Should Commodities Have A Role In Your Portfolio?

It may depend on your inflation expectations.


Key takeaways

  • With inflation continuing to prove persistent, investors may be reevaluating whether their portfolios include sufficient inflation protection.

  • Commodities can potentially offer a degree of protection against worse-than-expected inflation.

  • That said, because of their history of low long-term returns and high volatility, investors who decide to invest may want to consider keeping any allocations to commodities relatively small and well diversified.

The current bout of inflation we're facing has already defied expectations many times. What was first labeled a "transitory" rate of price increases seems instead to be proving persistent.

The rate of inflation has come down markedly in the past year as the Fed's interest-rate hikes have taken effect. For example, the annual rate of change in the Consumer Price Index has declined from a high of 9.1% in June 2022 to 5.0% in March. But that rate is still elevated compared with historical levels and compared with the 2% level that's generally considered healthy for the economy.

While it's always possible that inflation could decline steadily and smoothly back to that 2% sweet spot, there's also a real chance that it could remain at an elevated level for some time. Given that risk, some investors may be taking a second look at investments traditionally considered "inflation hedges," like commodities.

While commodities have historically performed well during most periods of high inflation, it's important to remember they are a unique asset class. Commodities have historically behaved differently from stocks and bonds, including rising and falling at different times (put another way, they tend to have low correlations with traditional investments). Performance of stocks and bonds may depend on considerations like the issuer's business prospects, the current phase of the business cycle, and the current interest-rate environment. Performance of commodities depends more on the supply and demand for the commodity itself—which can be influenced by the economy, but also by weather patterns, production decisions by OPEC, and more.

Compared with traditional asset classes, commodities' performance has been highly volatile, and has often lagged over longer periods. So investors should think carefully about their objectives and risk tolerance before establishing an allocation to the asset class.

Types of commodity investments

Commodities generally fall into 3 categories—energy, metals, and soft commodities. Energy includes oil, natural gas, and more. Metals include precious metals like gold, but also industrial metals like aluminum and copper. And soft commodities include agricultural products like grains, livestock, and coffee.

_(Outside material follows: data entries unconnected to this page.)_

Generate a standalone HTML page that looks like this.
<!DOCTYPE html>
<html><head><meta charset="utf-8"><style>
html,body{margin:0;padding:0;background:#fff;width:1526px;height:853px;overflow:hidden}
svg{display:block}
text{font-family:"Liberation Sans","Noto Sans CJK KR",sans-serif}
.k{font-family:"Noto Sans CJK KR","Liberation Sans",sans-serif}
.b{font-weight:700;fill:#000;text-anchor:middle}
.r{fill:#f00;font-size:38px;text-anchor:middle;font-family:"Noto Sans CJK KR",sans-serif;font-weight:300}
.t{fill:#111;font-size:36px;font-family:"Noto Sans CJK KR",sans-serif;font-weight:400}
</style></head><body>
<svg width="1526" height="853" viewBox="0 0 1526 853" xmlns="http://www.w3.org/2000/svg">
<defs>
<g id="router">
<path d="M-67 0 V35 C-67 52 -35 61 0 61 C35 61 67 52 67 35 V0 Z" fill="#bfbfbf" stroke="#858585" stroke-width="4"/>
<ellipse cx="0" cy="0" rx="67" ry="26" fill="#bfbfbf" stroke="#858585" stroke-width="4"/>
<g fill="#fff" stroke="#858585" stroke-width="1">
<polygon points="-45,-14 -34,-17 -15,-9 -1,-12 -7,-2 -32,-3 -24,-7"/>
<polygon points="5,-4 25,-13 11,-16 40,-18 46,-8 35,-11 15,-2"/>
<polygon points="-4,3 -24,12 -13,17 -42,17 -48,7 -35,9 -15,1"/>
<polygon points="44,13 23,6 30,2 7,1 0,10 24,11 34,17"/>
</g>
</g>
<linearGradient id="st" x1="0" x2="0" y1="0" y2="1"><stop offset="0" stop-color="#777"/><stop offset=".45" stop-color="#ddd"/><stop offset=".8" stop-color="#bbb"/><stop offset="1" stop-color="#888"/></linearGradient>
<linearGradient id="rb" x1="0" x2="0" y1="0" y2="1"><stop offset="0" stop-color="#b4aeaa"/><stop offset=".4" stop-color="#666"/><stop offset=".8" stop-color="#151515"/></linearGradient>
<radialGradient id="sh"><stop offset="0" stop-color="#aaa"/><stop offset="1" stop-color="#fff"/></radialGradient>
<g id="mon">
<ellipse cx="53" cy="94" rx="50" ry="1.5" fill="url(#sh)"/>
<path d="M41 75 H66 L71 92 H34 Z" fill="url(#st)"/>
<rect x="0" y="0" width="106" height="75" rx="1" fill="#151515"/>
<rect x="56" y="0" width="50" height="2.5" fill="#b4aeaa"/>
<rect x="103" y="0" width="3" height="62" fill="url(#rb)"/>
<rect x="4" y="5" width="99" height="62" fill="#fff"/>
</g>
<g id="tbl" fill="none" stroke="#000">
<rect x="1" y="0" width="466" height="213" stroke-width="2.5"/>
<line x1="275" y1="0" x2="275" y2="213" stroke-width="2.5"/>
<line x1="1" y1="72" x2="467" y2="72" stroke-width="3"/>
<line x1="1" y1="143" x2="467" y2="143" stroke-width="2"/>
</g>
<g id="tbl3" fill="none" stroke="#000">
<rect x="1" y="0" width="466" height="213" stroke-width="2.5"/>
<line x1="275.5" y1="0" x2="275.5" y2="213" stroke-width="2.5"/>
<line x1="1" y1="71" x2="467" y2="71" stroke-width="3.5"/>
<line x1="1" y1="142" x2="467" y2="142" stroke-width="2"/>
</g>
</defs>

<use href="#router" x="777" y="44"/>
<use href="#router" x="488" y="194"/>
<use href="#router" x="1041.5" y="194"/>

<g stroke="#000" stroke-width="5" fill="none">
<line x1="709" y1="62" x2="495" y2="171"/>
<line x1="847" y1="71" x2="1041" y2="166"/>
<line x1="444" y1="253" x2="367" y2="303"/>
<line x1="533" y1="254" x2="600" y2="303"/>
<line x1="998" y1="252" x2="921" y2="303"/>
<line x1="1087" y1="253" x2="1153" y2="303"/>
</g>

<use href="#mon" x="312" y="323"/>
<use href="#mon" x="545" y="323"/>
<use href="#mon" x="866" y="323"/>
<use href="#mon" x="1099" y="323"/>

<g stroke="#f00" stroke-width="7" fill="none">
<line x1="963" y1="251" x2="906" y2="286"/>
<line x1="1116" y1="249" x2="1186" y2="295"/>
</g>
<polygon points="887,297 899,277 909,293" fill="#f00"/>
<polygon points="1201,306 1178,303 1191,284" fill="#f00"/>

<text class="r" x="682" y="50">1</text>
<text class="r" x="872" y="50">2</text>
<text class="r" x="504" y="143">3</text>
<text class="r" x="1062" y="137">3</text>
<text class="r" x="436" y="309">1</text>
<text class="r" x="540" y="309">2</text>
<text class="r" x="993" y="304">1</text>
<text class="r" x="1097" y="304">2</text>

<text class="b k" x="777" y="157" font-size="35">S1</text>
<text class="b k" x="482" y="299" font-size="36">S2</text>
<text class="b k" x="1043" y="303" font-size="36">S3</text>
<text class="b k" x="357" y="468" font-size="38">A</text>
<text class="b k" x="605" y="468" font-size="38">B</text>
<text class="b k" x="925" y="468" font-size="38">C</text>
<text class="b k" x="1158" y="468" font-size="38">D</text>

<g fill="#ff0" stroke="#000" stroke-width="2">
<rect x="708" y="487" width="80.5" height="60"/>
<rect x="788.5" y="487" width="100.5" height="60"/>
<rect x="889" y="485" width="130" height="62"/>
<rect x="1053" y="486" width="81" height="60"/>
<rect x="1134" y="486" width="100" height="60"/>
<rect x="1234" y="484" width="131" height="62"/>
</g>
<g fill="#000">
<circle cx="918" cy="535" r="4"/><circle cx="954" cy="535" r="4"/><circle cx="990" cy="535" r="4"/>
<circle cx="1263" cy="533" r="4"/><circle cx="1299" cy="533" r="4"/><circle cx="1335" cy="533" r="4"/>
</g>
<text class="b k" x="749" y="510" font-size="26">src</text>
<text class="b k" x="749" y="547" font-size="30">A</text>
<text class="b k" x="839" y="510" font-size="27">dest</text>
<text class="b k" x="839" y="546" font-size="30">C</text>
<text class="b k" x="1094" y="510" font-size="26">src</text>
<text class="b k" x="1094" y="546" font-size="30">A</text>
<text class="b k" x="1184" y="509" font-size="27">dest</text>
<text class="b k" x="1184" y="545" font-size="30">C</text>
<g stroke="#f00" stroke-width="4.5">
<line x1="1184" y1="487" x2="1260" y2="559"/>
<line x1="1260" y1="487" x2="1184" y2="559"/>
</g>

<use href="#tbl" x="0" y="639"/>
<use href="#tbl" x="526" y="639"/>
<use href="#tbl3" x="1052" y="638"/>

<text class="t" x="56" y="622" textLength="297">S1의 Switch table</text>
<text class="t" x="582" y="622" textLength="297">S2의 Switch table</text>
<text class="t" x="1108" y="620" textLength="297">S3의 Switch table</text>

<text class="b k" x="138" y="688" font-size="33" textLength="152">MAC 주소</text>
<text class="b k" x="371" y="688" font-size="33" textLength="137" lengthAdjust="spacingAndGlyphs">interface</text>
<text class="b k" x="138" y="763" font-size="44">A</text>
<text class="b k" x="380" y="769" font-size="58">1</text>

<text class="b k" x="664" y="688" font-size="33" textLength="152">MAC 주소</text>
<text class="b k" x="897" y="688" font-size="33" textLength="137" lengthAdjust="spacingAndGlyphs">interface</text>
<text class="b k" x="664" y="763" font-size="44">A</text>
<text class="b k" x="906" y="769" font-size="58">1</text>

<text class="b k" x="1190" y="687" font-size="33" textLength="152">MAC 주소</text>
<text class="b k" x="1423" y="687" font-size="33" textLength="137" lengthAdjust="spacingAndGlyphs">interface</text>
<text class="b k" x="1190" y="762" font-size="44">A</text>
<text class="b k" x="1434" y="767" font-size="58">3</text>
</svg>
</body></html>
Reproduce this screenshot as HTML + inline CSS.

A challenge posed by the asset class is that it is neither feasible nor economical to directly invest in commodities (which would entail directly buying barrels of oil and bushels of wheat). Instead, investors generally have 2 options: investing in commodity futures contracts, or investing in shares of commodity-producing companies (like oil producers and gold miners).

Neither of these types of instruments provides perfect price tracking of the day-to-day spot price movements of the underlying commodities. But each can offer some exposure. Performance of futures can reflect both current price movements and expectations for future price movements of the commodities (a futures contract is a contract to buy or sell something at a set price on a set future date). Performance of commodity-related stocks can reflect changes in the commodity's price but also other factors, like macroeconomic conditions and company-specific considerations. (Learn more about the pros and cons of commodity investing.)

While some investors may prefer to choose and manage a portfolio of individual commodity investments themselves, many may be better served by the diversification and liquidity of mutual funds and ETFs (scroll down for the steps to research commodity funds and ETFs on Fidelity.com).

What role in a portfolio?

The appropriate way to think about commodities is as a specific type of insurance, says Larry Rakers, portfolio manager and group leader with Fidelity's Strategic Advisers. "The reason you would consider commodities is that they have often risen in value with rising inflation expectations," he says.

But because their performance has historically lagged stocks and bonds over the long term, commodities may not be an all-weather investment. Naveen Malwal, institutional portfolio manager with Fidelity's Strategic Advisers, notes that for this reason his team doesn't always maintain positions in commodities.

"We believe that a diversified mix of US and international stocks, bonds, and short-term investments can lead to long-term growth in a risk-managed way," he says. "We believe commodities can be helpful at times. But we tend to think of that as a position we take on occasion, as opposed to a foundational position that we always have in a portfolio."

While many investors expect inflation to decline from here, it could always defy expectations yet again by rising or persisting at higher-than-expected levels. In that scenario, an allocation to commodities could provide a benefit. Rakers adds that the asset class can also provide a degree of insurance against geopolitical risk, such as a war or military conflict which could pressure grain and energy prices.

Investors who are concerned about inflation surprises and want to establish an allocation to commodities should think carefully about what type of vehicle to choose. While there are many funds and ETFs that specialize in tracking only one commodity, a fund that offers broad diversification may come with less volatility.

"It is incredibly hard to predict the direction of individual commodities," Malwal says. So if you've decided to add commodities to your portfolio, consider keeping the allocation relatively small, and well diversified.